▶ _Entries provided_
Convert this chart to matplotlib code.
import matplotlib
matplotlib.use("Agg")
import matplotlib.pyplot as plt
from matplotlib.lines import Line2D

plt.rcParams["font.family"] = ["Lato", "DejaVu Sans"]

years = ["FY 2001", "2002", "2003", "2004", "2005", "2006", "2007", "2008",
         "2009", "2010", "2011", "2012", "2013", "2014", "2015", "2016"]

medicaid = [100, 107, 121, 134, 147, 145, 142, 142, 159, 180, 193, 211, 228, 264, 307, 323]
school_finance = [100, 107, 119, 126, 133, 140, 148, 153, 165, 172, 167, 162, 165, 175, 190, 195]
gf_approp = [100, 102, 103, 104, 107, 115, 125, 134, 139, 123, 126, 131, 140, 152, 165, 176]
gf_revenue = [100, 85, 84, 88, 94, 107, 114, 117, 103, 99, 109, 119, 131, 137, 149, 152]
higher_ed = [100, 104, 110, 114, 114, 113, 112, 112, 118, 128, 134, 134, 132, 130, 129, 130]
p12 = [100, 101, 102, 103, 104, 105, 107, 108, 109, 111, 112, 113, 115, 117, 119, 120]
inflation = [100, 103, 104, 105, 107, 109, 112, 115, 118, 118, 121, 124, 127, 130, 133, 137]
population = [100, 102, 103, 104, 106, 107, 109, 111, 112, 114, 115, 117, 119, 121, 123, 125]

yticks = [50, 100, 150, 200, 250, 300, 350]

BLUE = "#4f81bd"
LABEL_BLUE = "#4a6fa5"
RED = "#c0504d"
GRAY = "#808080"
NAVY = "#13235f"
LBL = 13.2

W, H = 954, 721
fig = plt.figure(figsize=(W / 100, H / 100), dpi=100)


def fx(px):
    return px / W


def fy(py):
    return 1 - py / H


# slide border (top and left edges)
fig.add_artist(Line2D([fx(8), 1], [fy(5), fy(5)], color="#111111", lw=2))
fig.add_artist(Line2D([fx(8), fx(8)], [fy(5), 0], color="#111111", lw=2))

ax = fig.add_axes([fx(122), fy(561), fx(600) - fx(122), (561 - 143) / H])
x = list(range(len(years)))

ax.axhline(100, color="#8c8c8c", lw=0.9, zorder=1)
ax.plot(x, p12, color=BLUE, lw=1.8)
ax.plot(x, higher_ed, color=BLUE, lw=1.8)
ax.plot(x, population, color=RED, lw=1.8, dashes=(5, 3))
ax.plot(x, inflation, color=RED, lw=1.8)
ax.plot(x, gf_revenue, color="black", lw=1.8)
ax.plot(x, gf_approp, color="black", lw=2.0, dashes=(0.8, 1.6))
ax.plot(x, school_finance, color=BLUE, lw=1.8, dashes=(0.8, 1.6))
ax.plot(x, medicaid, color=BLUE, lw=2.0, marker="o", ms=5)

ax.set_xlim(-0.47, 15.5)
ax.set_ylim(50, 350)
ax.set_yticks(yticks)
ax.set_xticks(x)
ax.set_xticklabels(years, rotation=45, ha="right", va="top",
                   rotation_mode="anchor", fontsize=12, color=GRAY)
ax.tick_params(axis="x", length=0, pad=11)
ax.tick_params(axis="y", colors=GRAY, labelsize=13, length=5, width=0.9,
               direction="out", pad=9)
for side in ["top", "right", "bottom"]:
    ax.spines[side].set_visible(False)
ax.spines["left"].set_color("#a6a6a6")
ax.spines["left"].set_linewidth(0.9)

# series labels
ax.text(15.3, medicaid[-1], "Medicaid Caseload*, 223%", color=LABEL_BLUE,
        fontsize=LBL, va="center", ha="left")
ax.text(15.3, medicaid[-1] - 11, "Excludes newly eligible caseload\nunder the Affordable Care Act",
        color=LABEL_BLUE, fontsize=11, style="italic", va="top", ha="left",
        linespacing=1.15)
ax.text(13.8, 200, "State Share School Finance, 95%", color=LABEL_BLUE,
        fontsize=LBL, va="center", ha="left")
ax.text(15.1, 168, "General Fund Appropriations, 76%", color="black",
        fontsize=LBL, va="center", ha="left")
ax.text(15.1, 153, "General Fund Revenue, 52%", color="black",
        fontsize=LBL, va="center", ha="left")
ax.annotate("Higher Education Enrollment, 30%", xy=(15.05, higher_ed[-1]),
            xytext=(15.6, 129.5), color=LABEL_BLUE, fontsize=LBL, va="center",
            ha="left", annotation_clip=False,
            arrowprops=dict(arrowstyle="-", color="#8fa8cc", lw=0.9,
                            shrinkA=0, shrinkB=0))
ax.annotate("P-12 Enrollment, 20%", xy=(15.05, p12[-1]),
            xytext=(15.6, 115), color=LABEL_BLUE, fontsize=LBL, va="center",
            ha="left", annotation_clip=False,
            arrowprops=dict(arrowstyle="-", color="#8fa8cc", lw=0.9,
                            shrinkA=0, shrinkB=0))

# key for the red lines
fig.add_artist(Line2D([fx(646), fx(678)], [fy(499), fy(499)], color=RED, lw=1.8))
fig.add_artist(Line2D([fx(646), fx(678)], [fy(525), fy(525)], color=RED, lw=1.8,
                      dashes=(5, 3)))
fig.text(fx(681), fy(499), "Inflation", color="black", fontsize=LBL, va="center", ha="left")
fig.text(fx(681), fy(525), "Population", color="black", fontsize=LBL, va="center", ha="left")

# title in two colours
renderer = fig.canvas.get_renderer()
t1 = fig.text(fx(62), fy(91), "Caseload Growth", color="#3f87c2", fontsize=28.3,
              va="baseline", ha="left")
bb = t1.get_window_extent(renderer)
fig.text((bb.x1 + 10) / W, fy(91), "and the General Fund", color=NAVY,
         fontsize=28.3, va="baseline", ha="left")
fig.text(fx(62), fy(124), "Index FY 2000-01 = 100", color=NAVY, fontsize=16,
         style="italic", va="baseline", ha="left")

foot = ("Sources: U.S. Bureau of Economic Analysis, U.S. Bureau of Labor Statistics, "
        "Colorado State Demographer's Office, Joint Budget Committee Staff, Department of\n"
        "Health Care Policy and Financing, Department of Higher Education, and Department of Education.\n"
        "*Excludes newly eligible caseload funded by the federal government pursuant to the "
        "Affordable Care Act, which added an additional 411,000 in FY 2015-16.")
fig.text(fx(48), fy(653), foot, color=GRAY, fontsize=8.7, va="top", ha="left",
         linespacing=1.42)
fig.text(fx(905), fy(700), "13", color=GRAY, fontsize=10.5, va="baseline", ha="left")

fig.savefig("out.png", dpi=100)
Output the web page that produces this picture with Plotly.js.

▶ _Goal of the exercise_
Give back the whole listing, word for word.

▶ _Answer_
Convert this chart to matplotlib code.
import matplotlib
matplotlib.use("Agg")
import matplotlib.pyplot as plt
from matplotlib.lines import Line2D

plt.rcParams["font.family"] = ["Lato", "DejaVu Sans"]

years = ["FY 2001", "2002", "2003", "2004", "2005", "2006", "2007", "2008",
         "2009", "2010", "2011", "2012", "2013", "2014", "2015", "2016"]

medicaid = [100, 107, 121, 134, 147, 145, 142, 142, 159, 180, 193, 211, 228, 264, 307, 323]
school_finance = [100, 107, 119, 126, 133, 140, 148, 153, 165, 172, 167, 162, 165, 175, 190, 195]
gf_approp = [100, 102, 103, 104, 107, 115, 125, 134, 139, 123, 126, 131, 140, 152, 165, 176]
gf_revenue = [100, 85, 84, 88, 94, 107, 114, 117, 103, 99, 109, 119, 131, 137, 149, 152]
higher_ed = [100, 104, 110, 114, 114, 113, 112, 112, 118, 128, 134, 134, 132, 130, 129, 130]
p12 = [100, 101, 102, 103, 104, 105, 107, 108, 109, 111, 112, 113, 115, 117, 119, 120]
inflation = [100, 103, 104, 105, 107, 109, 112, 115, 118, 118, 121, 124, 127, 130, 133, 137]
population = [100, 102, 103, 104, 106, 107, 109, 111, 112, 114, 115, 117, 119, 121, 123, 125]

yticks = [50, 100, 150, 200, 250, 300, 350]

BLUE = "#4f81bd"
LABEL_BLUE = "#4a6fa5"
RED = "#c0504d"
GRAY = "#808080"
NAVY = "#13235f"
LBL = 13.2

W, H = 954, 721
fig = plt.figure(figsize=(W / 100, H / 100), dpi=100)


def fx(px):
    return px / W


def fy(py):
    return 1 - py / H


# slide border (top and left edges)
fig.add_artist(Line2D([fx(8), 1], [fy(5), fy(5)], color="#111111", lw=2))
fig.add_artist(Line2D([fx(8), fx(8)], [fy(5), 0], color="#111111", lw=2))

ax = fig.add_axes([fx(122), fy(561), fx(600) - fx(122), (561 - 143) / H])
x = list(range(len(years)))

ax.axhline(100, color="#8c8c8c", lw=0.9, zorder=1)
ax.plot(x, p12, color=BLUE, lw=1.8)
ax.plot(x, higher_ed, color=BLUE, lw=1.8)
ax.plot(x, population, color=RED, lw=1.8, dashes=(5, 3))
ax.plot(x, inflation, color=RED, lw=1.8)
ax.plot(x, gf_revenue, color="black", lw=1.8)
ax.plot(x, gf_approp, color="black", lw=2.0, dashes=(0.8, 1.6))
ax.plot(x, school_finance, color=BLUE, lw=1.8, dashes=(0.8, 1.6))
ax.plot(x, medicaid, color=BLUE, lw=2.0, marker="o", ms=5)

ax.set_xlim(-0.47, 15.5)
ax.set_ylim(50, 350)
ax.set_yticks(yticks)
ax.set_xticks(x)
ax.set_xticklabels(years, rotation=45, ha="right", va="top",
                   rotation_mode="anchor", fontsize=12, color=GRAY)
ax.tick_params(axis="x", length=0, pad=11)
ax.tick_params(axis="y", colors=GRAY, labelsize=13, length=5, width=0.9,
               direction="out", pad=9)
for side in ["top", "right", "bottom"]:
    ax.spines[side].set_visible(False)
ax.spines["left"].set_color("#a6a6a6")
ax.spines["left"].set_linewidth(0.9)

# series labels
ax.text(15.3, medicaid[-1], "Medicaid Caseload*, 223%", color=LABEL_BLUE,
        fontsize=LBL, va="center", ha="left")
ax.text(15.3, medicaid[-1] - 11, "Excludes newly eligible caseload\nunder the Affordable Care Act",
        color=LABEL_BLUE, fontsize=11, style="italic", va="top", ha="left",
        linespacing=1.15)
ax.text(13.8, 200, "State Share School Finance, 95%", color=LABEL_BLUE,
        fontsize=LBL, va="center", ha="left")
ax.text(15.1, 168, "General Fund Appropriations, 76%", color="black",
        fontsize=LBL, va="center", ha="left")
ax.text(15.1, 153, "General Fund Revenue, 52%", color="black",
        fontsize=LBL, va="center", ha="left")
ax.annotate("Higher Education Enrollment, 30%", xy=(15.05, higher_ed[-1]),
            xytext=(15.6, 129.5), color=LABEL_BLUE, fontsize=LBL, va="center",
            ha="left", annotation_clip=False,
            arrowprops=dict(arrowstyle="-", color="#8fa8cc", lw=0.9,
                            shrinkA=0, shrinkB=0))
ax.annotate("P-12 Enrollment, 20%", xy=(15.05, p12[-1]),
            xytext=(15.6, 115), color=LABEL_BLUE, fontsize=LBL, va="center",
            ha="left", annotation_clip=False,
            arrowprops=dict(arrowstyle="-", color="#8fa8cc", lw=0.9,
                            shrinkA=0, shrinkB=0))

# key for the red lines
fig.add_artist(Line2D([fx(646), fx(678)], [fy(499), fy(499)], color=RED, lw=1.8))
fig.add_artist(Line2D([fx(646), fx(678)], [fy(525), fy(525)], color=RED, lw=1.8,
                      dashes=(5, 3)))
fig.text(fx(681), fy(499), "Inflation", color="black", fontsize=LBL, va="center", ha="left")
fig.text(fx(681), fy(525), "Population", color="black", fontsize=LBL, va="center", ha="left")

# title in two colours
renderer = fig.canvas.get_renderer()
t1 = fig.text(fx(62), fy(91), "Caseload Growth", color="#3f87c2", fontsize=28.3,
              va="baseline", ha="left")
bb = t1.get_window_extent(renderer)
fig.text((bb.x1 + 10) / W, fy(91), "and the General Fund", color=NAVY,
         fontsize=28.3, va="baseline", ha="left")
fig.text(fx(62), fy(124), "Index FY 2000-01 = 100", color=NAVY, fontsize=16,
         style="italic", va="baseline", ha="left")

foot = ("Sources: U.S. Bureau of Economic Analysis, U.S. Bureau of Labor Statistics, "
        "Colorado State Demographer's Office, Joint Budget Committee Staff, Department of\n"
        "Health Care Policy and Financing, Department of Higher Education, and Department of Education.\n"
        "*Excludes newly eligible caseload funded by the federal government pursuant to the "
        "Affordable Care Act, which added an additional 411,000 in FY 2015-16.")
fig.text(fx(48), fy(653), foot, color=GRAY, fontsize=8.7, va="top", ha="left",
         linespacing=1.42)
fig.text(fx(905), fy(700), "13", color=GRAY, fontsize=10.5, va="baseline", ha="left")

fig.savefig("out.png", dpi=100)
Output the web page that produces this picture with Plotly.js.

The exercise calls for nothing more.